Copy each line of the data below exactly, leaving out pictures.

*GIVEN DATA*.
───

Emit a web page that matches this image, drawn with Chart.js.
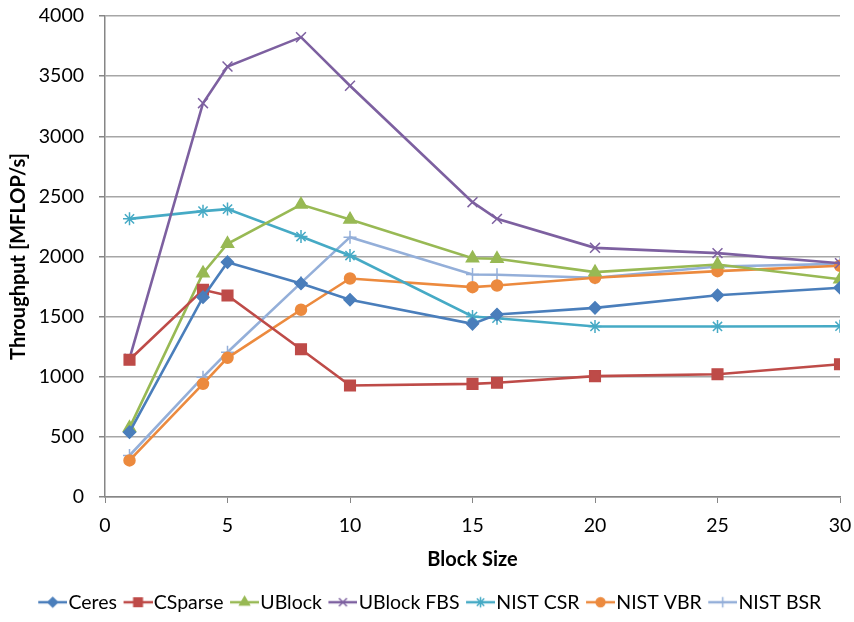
<!DOCTYPE html>
<html>
<head>
<meta charset="utf-8">
<script src="https://cdn.jsdelivr.net/npm/chart.js@4/dist/chart.umd.min.js"></script>
<style>
  html, body { margin: 0; padding: 0; background: #fff; }
  #wrap { width: 854px; height: 622px; position: relative; }
</style>
</head>
<body>
<div id="wrap"><canvas id="chart" width="854" height="622"></canvas></div>
<script>
// Data
const blockSizes = [1, 4, 5, 8, 10, 15, 16, 20, 25, 30];
const ceres    = [539, 1662, 1953, 1775, 1640, 1440, 1518, 1573, 1678, 1740];
const csparse  = [1141, 1723, 1676, 1229, 927, 941, 950, 1005, 1021, 1104];
const ublock   = [575, 1861, 2106, 2432, 2308, 1986, 1981, 1870, 1933, 1811];
const ublockFbs = [1150, 3275, 3580, 3824, 3420, 2452, 2313, 2072, 2028, 1944];
const nistCsr  = [2313, 2377, 2394, 2166, 2008, 1501, 1487, 1418, 1418, 1420];
const nistVbr  = [304, 941, 1157, 1557, 1817, 1745, 1759, 1823, 1878, 1923];
const nistBsr  = [345, 996, 1204, 1781, 2161, 1850, 1848, 1823, 1917, 1939];

const seriesNames = ['Ceres', 'CSparse', 'UBlock', 'UBlock FBS', 'NIST CSR', 'NIST VBR', 'NIST BSR'];
const seriesValues = [ceres, csparse, ublock, ublockFbs, nistCsr, nistVbr, nistBsr];

const colors = ['#4a7ebb', '#be4b48', '#98b954', '#7d60a0', '#46aac5', '#ec8a3e', '#94afd9'];
const markers = ['rectRot', 'rect', 'triangle', 'crossRot', 'star', 'circle', 'cross'];
const radii = [6, 7.5, 7, 7, 6.5, 5.5, 6.5];

const FONT = 'Lato, "Open Sans", sans-serif';
const axisGrey = '#868686';

// legend key: short line with the marker, drawn into the right part of a wider image
// so it sits inside the legend box instead of hanging off its left side
function legendIcon(i) {
    const c = document.createElement('canvas');
    c.width = 37; c.height = 16;
    const ctx = c.getContext('2d');
    ctx.strokeStyle = colors[i];
    ctx.fillStyle = colors[i];
    ctx.lineWidth = 2.5;
    ctx.beginPath();
    ctx.moveTo(8, 8); ctx.lineTo(37, 8);
    ctx.stroke();
    ctx.lineWidth = 1.5;
    Chart.helpers.drawPoint(ctx, { pointStyle: markers[i], radius: radii[i] * 0.8, borderWidth: 1.5, rotation: 0 }, 22.5, 8);
    return c;
}

function buildChart() {
    const datasets = seriesNames.map((name, i) => ({
        label: name,
        data: blockSizes.map((x, j) => ({ x: x, y: seriesValues[i][j] })),
        borderColor: colors[i],
        backgroundColor: colors[i],
        borderWidth: 2.6,
        pointStyle: markers[i],
        pointRadius: radii[i],
        pointBorderWidth: 1.5,
        pointBackgroundColor: colors[i],
        pointBorderColor: colors[i],
        tension: 0
    }));
    const icons = seriesNames.map((_, i) => legendIcon(i));

    new Chart(document.getElementById('chart'), {
        type: 'line',
        data: { datasets: datasets },
        options: {
            responsive: false,
            animation: false,
            layout: { padding: { top: 16, right: 14, left: 20, bottom: 0 } },
            plugins: {
                tooltip: { enabled: false },
                legend: {
                    position: 'bottom',
                    labels: {
                        usePointStyle: true,
                        pointStyleWidth: 20,
                        padding: 7,
                        color: '#000',
                        font: { family: FONT, size: 19.5 },
                        generateLabels: (chart) => {
                            const items = Chart.defaults.plugins.legend.labels.generateLabels(chart);
                            items.forEach((it, i) => { it.pointStyle = icons[i]; });
                            return items;
                        }
                    }
                }
            },
            scales: {
                x: {
                    type: 'linear',
                    min: 0,
                    max: 30,
                    afterFit: (scale) => { scale.height = 88.5; scale.paddingRight = 0; scale.paddingLeft = 0; },
                    ticks: { stepSize: 5, color: '#000', padding: 11, font: { family: FONT, size: 19.5 } },
                    grid: { drawOnChartArea: false, drawTicks: true, tickLength: 6, color: axisGrey },
                    border: { color: axisGrey, width: 1.5 },
                    title: { display: true, text: 'Block Size', color: '#000', padding: { top: 2, bottom: 14 }, font: { family: FONT, size: 20, weight: 'bold' } }
                },
                y: {
                    min: 0,
                    max: 4000,
                    afterFit: (scale) => { scale.width = 85; scale.paddingTop = 0; scale.paddingBottom = 0; },
                    ticks: { stepSize: 500, color: '#000', padding: 15, font: { family: FONT, size: 19.5 },
                             callback: (v) => String(v) },
                    grid: { color: '#a6a6a6', lineWidth: 1.5, tickLength: 6, tickColor: axisGrey },
                    border: { color: axisGrey, width: 1.5 },
                    title: { display: true, text: 'Throughput [MFLOP/s]', color: '#000', padding: { top: -13, bottom: 4 }, font: { family: FONT, size: 20, weight: 'bold' } }
                }
            }
        }
    });
}

Promise.all([
    document.fonts.load('19px Lato'),
    document.fonts.load('bold 20px Lato')
]).then(buildChart, buildChart);
</script>
</body>
</html>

───

*FINISHED EXERCISE*.
Emit a web page that matches this image, drawn with Chart.js.
<!DOCTYPE html>
<html>
<head>
<meta charset="utf-8">
<script src="https://cdn.jsdelivr.net/npm/chart.js@4/dist/chart.umd.min.js"></script>
<style>
  html, body { margin: 0; padding: 0; background: #fff; }
  #wrap { width: 854px; height: 622px; position: relative; }
</style>
</head>
<body>
<div id="wrap"><canvas id="chart" width="854" height="622"></canvas></div>
<script>
// Data
const blockSizes = [1, 4, 5, 8, 10, 15, 16, 20, 25, 30];
const ceres    = [539, 1662, 1953, 1775, 1640, 1440, 1518, 1573, 1678, 1740];
const csparse  = [1141, 1723, 1676, 1229, 927, 941, 950, 1005, 1021, 1104];
const ublock   = [575, 1861, 2106, 2432, 2308, 1986, 1981, 1870, 1933, 1811];
const ublockFbs = [1150, 3275, 3580, 3824, 3420, 2452, 2313, 2072, 2028, 1944];
const nistCsr  = [2313, 2377, 2394, 2166, 2008, 1501, 1487, 1418, 1418, 1420];
const nistVbr  = [304, 941, 1157, 1557, 1817, 1745, 1759, 1823, 1878, 1923];
const nistBsr  = [345, 996, 1204, 1781, 2161, 1850, 1848, 1823, 1917, 1939];

const seriesNames = ['Ceres', 'CSparse', 'UBlock', 'UBlock FBS', 'NIST CSR', 'NIST VBR', 'NIST BSR'];
const seriesValues = [ceres, csparse, ublock, ublockFbs, nistCsr, nistVbr, nistBsr];

const colors = ['#4a7ebb', '#be4b48', '#98b954', '#7d60a0', '#46aac5', '#ec8a3e', '#94afd9'];
const markers = ['rectRot', 'rect', 'triangle', 'crossRot', 'star', 'circle', 'cross'];
const radii = [6, 7.5, 7, 7, 6.5, 5.5, 6.5];

const FONT = 'Lato, "Open Sans", sans-serif';
const axisGrey = '#868686';

// legend key: short line with the marker, drawn into the right part of a wider image
// so it sits inside the legend box instead of hanging off its left side
function legendIcon(i) {
    const c = document.createElement('canvas');
    c.width = 37; c.height = 16;
    const ctx = c.getContext('2d');
    ctx.strokeStyle = colors[i];
    ctx.fillStyle = colors[i];
    ctx.lineWidth = 2.5;
    ctx.beginPath();
    ctx.moveTo(8, 8); ctx.lineTo(37, 8);
    ctx.stroke();
    ctx.lineWidth = 1.5;
    Chart.helpers.drawPoint(ctx, { pointStyle: markers[i], radius: radii[i] * 0.8, borderWidth: 1.5, rotation: 0 }, 22.5, 8);
    return c;
}

function buildChart() {
    const datasets = seriesNames.map((name, i) => ({
        label: name,
        data: blockSizes.map((x, j) => ({ x: x, y: seriesValues[i][j] })),
        borderColor: colors[i],
        backgroundColor: colors[i],
        borderWidth: 2.6,
        pointStyle: markers[i],
        pointRadius: radii[i],
        pointBorderWidth: 1.5,
        pointBackgroundColor: colors[i],
        pointBorderColor: colors[i],
        tension: 0
    }));
    const icons = seriesNames.map((_, i) => legendIcon(i));

    new Chart(document.getElementById('chart'), {
        type: 'line',
        data: { datasets: datasets },
        options: {
            responsive: false,
            animation: false,
            layout: { padding: { top: 16, right: 14, left: 20, bottom: 0 } },
            plugins: {
                tooltip: { enabled: false },
                legend: {
                    position: 'bottom',
                    labels: {
                        usePointStyle: true,
                        pointStyleWidth: 20,
                        padding: 7,
                        color: '#000',
                        font: { family: FONT, size: 19.5 },
                        generateLabels: (chart) => {
                            const items = Chart.defaults.plugins.legend.labels.generateLabels(chart);
                            items.forEach((it, i) => { it.pointStyle = icons[i]; });
                            return items;
                        }
                    }
                }
            },
            scales: {
                x: {
                    type: 'linear',
                    min: 0,
                    max: 30,
                    afterFit: (scale) => { scale.height = 88.5; scale.paddingRight = 0; scale.paddingLeft = 0; },
                    ticks: { stepSize: 5, color: '#000', padding: 11, font: { family: FONT, size: 19.5 } },
                    grid: { drawOnChartArea: false, drawTicks: true, tickLength: 6, color: axisGrey },
                    border: { color: axisGrey, width: 1.5 },
                    title: { display: true, text: 'Block Size', color: '#000', padding: { top: 2, bottom: 14 }, font: { family: FONT, size: 20, weight: 'bold' } }
                },
                y: {
                    min: 0,
                    max: 4000,
                    afterFit: (scale) => { scale.width = 85; scale.paddingTop = 0; scale.paddingBottom = 0; },
                    ticks: { stepSize: 500, color: '#000', padding: 15, font: { family: FONT, size: 19.5 },
                             callback: (v) => String(v) },
                    grid: { color: '#a6a6a6', lineWidth: 1.5, tickLength: 6, tickColor: axisGrey },
                    border: { color: axisGrey, width: 1.5 },
                    title: { display: true, text: 'Throughput [MFLOP/s]', color: '#000', padding: { top: -13, bottom: 4 }, font: { family: FONT, size: 20, weight: 'bold' } }
                }
            }
        }
    });
}

Promise.all([
    document.fonts.load('19px Lato'),
    document.fonts.load('bold 20px Lato')
]).then(buildChart, buildChart);
</script>
</body>
</html>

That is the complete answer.